Work to be completed
Starting at the line that contains "Emit a Python script that matches this image, drawn with Plotly." and stopping at the line that contains "21.7, 14.4, 10.8]", copy every line exactly, both ends included, without the pictures.
::::::
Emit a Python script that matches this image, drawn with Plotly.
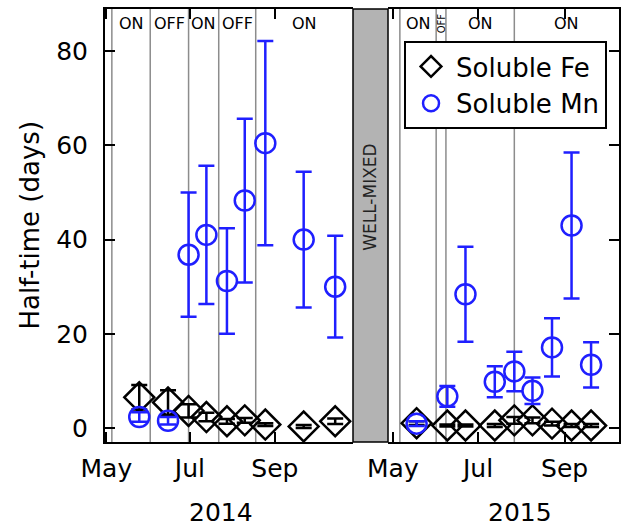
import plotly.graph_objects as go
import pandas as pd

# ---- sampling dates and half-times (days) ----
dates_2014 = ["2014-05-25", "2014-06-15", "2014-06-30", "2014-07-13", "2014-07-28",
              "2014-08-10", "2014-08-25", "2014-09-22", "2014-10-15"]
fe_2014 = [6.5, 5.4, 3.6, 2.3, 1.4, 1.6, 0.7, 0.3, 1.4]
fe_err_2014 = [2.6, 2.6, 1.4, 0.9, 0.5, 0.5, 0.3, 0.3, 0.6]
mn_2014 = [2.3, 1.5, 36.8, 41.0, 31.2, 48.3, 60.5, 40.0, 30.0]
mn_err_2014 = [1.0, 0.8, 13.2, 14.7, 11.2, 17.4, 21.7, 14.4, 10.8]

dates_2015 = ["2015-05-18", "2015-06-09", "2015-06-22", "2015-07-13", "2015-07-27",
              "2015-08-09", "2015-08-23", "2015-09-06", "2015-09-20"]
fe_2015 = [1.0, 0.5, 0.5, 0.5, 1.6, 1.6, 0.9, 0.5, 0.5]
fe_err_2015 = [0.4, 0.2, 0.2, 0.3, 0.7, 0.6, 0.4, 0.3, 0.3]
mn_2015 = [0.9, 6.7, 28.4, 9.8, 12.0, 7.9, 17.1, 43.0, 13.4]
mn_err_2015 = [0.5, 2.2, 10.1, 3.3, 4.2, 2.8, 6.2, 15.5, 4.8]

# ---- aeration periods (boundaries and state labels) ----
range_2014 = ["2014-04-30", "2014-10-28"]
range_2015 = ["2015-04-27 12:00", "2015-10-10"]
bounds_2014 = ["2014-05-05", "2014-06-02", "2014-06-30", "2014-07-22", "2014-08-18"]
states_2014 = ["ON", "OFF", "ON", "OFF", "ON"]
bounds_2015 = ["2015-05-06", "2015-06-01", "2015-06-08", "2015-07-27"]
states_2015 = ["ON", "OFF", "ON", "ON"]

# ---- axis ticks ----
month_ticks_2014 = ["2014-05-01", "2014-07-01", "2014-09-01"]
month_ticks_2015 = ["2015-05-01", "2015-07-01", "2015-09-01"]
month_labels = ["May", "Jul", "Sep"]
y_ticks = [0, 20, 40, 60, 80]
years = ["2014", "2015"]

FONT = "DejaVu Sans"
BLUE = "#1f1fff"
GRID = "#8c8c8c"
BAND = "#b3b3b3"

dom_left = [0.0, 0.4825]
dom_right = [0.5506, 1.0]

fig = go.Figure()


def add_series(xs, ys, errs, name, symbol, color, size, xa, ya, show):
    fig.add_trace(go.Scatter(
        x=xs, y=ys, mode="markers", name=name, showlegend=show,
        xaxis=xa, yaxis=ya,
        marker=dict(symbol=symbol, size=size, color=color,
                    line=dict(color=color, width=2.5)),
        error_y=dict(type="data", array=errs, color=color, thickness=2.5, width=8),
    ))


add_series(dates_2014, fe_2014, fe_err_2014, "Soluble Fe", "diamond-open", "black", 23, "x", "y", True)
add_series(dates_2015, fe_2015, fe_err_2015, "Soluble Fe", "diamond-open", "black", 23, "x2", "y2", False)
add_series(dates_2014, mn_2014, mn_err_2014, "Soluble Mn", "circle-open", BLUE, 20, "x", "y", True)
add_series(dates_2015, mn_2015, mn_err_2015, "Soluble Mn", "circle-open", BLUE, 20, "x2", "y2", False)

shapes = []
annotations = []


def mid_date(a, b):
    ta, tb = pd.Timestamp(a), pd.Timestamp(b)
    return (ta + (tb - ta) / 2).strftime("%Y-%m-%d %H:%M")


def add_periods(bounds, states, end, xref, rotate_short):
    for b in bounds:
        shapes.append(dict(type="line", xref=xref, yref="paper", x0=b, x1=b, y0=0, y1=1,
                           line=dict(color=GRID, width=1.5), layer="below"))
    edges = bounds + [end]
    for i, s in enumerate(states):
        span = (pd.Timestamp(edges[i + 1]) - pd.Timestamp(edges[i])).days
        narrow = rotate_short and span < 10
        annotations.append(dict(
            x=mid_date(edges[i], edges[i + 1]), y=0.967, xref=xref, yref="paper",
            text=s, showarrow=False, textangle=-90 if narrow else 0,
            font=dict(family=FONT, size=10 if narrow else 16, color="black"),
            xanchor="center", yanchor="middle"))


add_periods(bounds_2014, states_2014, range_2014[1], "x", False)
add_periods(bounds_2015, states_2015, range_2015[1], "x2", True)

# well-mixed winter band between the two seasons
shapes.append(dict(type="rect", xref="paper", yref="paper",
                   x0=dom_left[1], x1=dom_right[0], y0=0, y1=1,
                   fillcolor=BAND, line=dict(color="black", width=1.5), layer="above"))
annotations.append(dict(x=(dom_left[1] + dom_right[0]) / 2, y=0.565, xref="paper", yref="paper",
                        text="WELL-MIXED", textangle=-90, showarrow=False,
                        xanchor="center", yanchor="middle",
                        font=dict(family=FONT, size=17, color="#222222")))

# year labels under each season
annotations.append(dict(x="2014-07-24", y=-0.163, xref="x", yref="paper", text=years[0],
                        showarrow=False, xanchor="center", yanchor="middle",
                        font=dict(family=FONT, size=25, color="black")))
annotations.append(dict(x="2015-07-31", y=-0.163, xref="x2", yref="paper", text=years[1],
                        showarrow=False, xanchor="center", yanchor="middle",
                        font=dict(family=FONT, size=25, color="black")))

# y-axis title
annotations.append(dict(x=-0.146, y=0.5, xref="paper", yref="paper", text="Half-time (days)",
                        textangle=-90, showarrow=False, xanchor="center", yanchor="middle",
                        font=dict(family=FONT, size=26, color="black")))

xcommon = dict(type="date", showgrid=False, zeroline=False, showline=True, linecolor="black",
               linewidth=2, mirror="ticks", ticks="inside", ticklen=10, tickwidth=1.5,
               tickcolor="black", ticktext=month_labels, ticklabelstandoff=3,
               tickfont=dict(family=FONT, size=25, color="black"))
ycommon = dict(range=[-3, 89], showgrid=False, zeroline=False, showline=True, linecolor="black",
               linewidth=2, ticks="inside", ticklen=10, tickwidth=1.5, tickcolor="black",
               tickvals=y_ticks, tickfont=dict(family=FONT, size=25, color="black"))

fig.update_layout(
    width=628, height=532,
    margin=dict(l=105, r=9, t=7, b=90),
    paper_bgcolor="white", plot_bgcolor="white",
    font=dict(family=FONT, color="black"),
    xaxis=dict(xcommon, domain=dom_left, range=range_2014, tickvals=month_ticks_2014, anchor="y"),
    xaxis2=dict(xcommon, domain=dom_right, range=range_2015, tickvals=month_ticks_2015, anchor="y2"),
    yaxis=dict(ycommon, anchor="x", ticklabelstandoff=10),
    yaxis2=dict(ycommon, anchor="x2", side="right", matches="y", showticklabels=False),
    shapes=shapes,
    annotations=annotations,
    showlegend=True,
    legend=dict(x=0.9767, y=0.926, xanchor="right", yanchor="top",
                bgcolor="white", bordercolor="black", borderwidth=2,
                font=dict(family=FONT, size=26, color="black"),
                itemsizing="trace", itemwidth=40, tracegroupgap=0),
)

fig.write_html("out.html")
::::::
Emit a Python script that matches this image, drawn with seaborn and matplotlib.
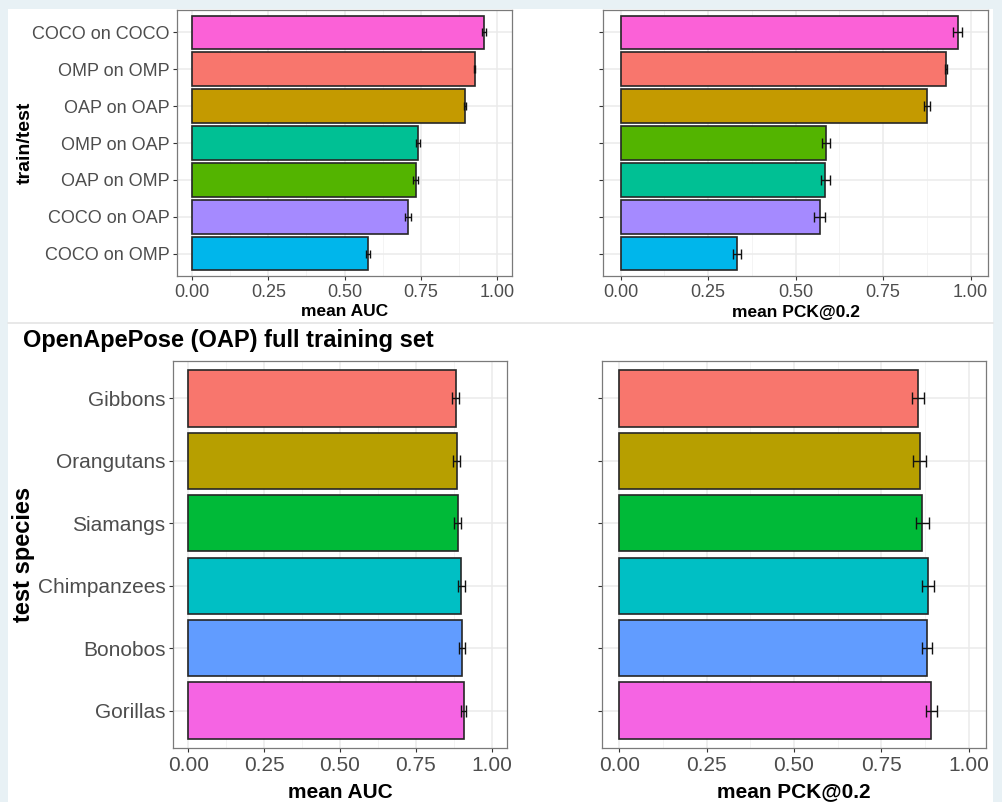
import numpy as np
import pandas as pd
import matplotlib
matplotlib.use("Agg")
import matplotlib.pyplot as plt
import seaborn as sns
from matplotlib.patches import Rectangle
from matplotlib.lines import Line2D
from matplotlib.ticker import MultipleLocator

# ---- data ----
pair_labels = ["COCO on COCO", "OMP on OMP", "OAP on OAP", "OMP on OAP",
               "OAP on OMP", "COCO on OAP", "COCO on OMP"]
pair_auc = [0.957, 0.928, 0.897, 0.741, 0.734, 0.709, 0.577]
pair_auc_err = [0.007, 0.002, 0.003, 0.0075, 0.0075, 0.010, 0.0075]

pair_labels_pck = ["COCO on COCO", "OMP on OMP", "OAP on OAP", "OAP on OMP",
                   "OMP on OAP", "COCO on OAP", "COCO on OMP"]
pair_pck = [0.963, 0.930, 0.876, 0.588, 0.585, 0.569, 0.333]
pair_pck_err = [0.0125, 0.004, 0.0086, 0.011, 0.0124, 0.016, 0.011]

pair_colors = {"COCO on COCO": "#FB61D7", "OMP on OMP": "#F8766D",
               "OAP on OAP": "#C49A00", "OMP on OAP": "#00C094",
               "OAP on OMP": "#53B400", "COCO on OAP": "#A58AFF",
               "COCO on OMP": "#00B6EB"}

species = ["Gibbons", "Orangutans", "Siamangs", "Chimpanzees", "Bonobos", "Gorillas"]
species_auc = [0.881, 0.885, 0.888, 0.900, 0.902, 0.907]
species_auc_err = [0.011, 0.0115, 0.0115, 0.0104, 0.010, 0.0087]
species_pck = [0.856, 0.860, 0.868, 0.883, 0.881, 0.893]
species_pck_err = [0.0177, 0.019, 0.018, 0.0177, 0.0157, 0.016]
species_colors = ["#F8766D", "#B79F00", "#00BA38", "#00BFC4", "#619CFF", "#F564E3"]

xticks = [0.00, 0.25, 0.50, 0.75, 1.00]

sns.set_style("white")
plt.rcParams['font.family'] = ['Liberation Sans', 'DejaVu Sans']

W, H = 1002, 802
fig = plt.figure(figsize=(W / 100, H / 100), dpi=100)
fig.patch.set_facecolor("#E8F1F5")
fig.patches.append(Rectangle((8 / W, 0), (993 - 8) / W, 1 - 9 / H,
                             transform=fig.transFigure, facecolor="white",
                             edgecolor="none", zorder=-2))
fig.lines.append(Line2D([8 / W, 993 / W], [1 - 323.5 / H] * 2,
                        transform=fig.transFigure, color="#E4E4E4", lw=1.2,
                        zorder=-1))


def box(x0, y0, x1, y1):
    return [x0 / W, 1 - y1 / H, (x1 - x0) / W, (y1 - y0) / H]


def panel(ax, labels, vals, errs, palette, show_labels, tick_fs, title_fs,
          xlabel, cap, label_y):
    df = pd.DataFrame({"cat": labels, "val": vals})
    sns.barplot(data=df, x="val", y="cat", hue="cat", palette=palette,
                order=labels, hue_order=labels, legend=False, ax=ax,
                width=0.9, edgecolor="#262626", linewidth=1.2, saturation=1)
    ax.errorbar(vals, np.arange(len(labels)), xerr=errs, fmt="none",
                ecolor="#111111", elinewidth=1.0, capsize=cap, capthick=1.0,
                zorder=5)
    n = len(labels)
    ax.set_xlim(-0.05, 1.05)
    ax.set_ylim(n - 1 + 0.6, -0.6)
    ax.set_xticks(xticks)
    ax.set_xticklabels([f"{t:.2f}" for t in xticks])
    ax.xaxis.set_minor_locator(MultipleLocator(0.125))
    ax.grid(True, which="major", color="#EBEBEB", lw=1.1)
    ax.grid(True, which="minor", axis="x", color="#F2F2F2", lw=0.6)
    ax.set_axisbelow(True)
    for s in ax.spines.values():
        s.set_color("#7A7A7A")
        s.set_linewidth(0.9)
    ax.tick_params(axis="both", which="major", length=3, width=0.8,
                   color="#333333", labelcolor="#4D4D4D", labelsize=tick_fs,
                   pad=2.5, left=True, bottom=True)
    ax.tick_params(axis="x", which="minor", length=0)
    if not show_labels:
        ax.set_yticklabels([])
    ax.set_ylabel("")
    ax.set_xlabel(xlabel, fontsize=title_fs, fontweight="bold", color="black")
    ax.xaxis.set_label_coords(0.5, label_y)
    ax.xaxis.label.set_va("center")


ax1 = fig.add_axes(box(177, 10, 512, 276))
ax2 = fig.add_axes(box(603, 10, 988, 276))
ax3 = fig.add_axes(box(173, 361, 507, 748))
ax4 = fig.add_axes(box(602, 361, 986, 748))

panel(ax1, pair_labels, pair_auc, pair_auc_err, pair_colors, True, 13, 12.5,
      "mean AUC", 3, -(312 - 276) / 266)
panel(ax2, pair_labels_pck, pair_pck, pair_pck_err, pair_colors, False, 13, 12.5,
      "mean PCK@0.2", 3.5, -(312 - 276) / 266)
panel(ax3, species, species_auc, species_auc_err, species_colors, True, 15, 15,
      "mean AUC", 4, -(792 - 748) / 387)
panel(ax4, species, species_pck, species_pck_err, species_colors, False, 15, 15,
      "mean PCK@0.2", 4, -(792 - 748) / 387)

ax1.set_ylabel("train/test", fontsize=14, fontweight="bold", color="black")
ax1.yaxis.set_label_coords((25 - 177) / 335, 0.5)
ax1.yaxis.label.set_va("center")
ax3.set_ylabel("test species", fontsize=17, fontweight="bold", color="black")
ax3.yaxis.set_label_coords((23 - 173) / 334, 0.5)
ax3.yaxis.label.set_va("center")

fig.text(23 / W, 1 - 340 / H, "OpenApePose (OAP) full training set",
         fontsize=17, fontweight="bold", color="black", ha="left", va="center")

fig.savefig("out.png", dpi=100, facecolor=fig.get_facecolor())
::::::
Task response
Emit a Python script that matches this image, drawn with Plotly.
import plotly.graph_objects as go
import pandas as pd

# ---- sampling dates and half-times (days) ----
dates_2014 = ["2014-05-25", "2014-06-15", "2014-06-30", "2014-07-13", "2014-07-28",
              "2014-08-10", "2014-08-25", "2014-09-22", "2014-10-15"]
fe_2014 = [6.5, 5.4, 3.6, 2.3, 1.4, 1.6, 0.7, 0.3, 1.4]
fe_err_2014 = [2.6, 2.6, 1.4, 0.9, 0.5, 0.5, 0.3, 0.3, 0.6]
mn_2014 = [2.3, 1.5, 36.8, 41.0, 31.2, 48.3, 60.5, 40.0, 30.0]
mn_err_2014 = [1.0, 0.8, 13.2, 14.7, 11.2, 17.4, 21.7, 14.4, 10.8]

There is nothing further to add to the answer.